Für Aussenstehende erfolgte der Abgang einigermassen überraschend. Die Berner Young Boys, deren Entwicklung Ruch als Dossier-Verantwortlicher seit 18 Jahren eng begleitet hatte, waren auf direktem Weg zum dritten Fussballschweizermeistertitel in Folge. Man durfte davon ausgehen, dass Ruch auch dieses erfreuliche Ereignis in einem sonst ereignisarmen Corona-Sommer ausgiebig zu würdigen wüsste. So weit sollte es nicht mehr kommen. Am 1. Juli reichte Ruch seine Kündigung ein. Vorangegangen war ein Zerwürfnis zwischen Redaktor und Ressortleiter. «Es braucht immer zwei», kommentiert Ruch seine Rolle im Konflikt und nimmt mindestens die halbe Verantwortung für den Eklat auf sich.

Ein paar Monate später sieht er seine Kündigung als folgerichtigen Schritt. «Die letzte Zeit bei Tamedia war ich in einem goldenen Käfig», sagt Fabian Ruch. Über YB und die Fussballnationalmannschaft schrieb er leidenschaftlich gerne. Er hatte viele Kontakte aufgebaut in all den Jahren und konnte entsprechend gut informiert berichten. «Freunde haben mir immer gesagt, geh doch mal. Es hätte auch Möglichkeiten gegeben. Aber ich fühlte mich wohl.»

Bis Corona kam und es ihm «den Nuggi rausgehauen hat» wegen der Pensenplanung. Kurzarbeit und gleichzeitig ein Mammutprogramm nach der Wiederaufnahme des Spielbetriebs der National League im Fussball und das mit immer komplexeren Redaktionsstrukturen und einem Chef, der sich das alles gefallen lässt. Das wollte Ruch nicht mehr mitmachen.

Das Magazin wird nie so viel einbringen, dass Ruch ganz auf diese Karte setzen könnte.

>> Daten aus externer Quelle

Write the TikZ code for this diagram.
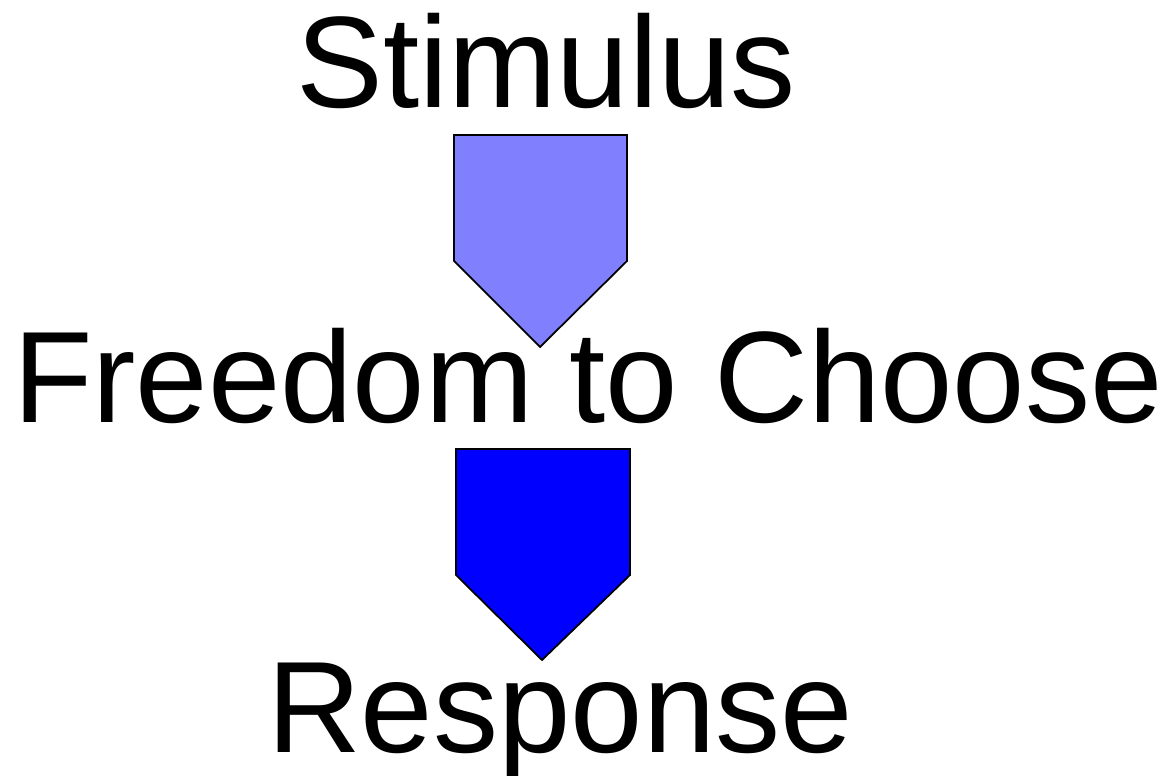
\documentclass[tikz,border=0pt]{standalone}
\usepackage{fontspec}
\setmainfont{Liberation Sans}
\usetikzlibrary{positioning}

\definecolor{lightblue}{HTML}{8080FF}
\definecolor{fullblue}{HTML}{0000FF}

\begin{document}
\begin{tikzpicture}[x=0.01cm,y=-0.01cm,
    word/.style={anchor=base,inner sep=0pt,font=\fontsize{37}{44}\selectfont},
    blockarrow/.style={draw=black,line width=0.5pt,line join=miter}]
  \useasboundingbox (0,0) rectangle (1164,776);
  \node[word] (stim) at (546,108) {Stimulus};
  \node[word] (free) at (588,422) {Freedom to Choose};
  \node[word] (resp) at (560,752) {Response};
  % block arrows between the words
  \coordinate (tip1) at (540,347);
  \coordinate (tip2) at (542,660);
  \draw[blockarrow,fill=lightblue] (454,135) -- (627,135) -- (627,261)
    -- (tip1) -- (454,261) -- cycle;
  \draw[blockarrow,fill=fullblue] (456,449) -- (630,449) -- (630,575)
    -- (tip2) -- (456,575) -- cycle;
\end{tikzpicture}
\end{document}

Das Magazin-Projekt spielte keine Rolle bei seinem Entscheid. Das lief einfach nebenher und wird auch bei einem kommerziellen Erfolg nie so viel einbringen, dass Ruch ganz auf diese Karte setzen könnte. Er wird deshalb ab kommendem Jahr für eine grosse Tageszeitung über Fussball schreiben und sich daneben selbständig machen für Aufträge im Bereich Text und Kommunikation.

Für sein weiteres Berufsleben scheint das Magazin-Projekt bereits Spuren hinterlassen zu haben. Ob der Erfahrungen, die er in den letzten Monaten im Austausch mit zahlreichen Journalistinnen, Sportlerinnen, Funktionärinnen gemacht hat, gerät Ruch regelrecht ins Schwärmen: «Es ist mehr Empathie da, es ist wärmer, es ist angenehmer. Es ist nicht das Testosterongehabe.» Und dann sagt er diesen Satz, den er sich nicht getraute ins Editorial der ersten Ausgabe der «Sportlerin» zu schreiben, weil er ihn für zu kitschig hielt: «Die Welt wäre eine bessere, wenn Frauen mehr zu sagen hätten.»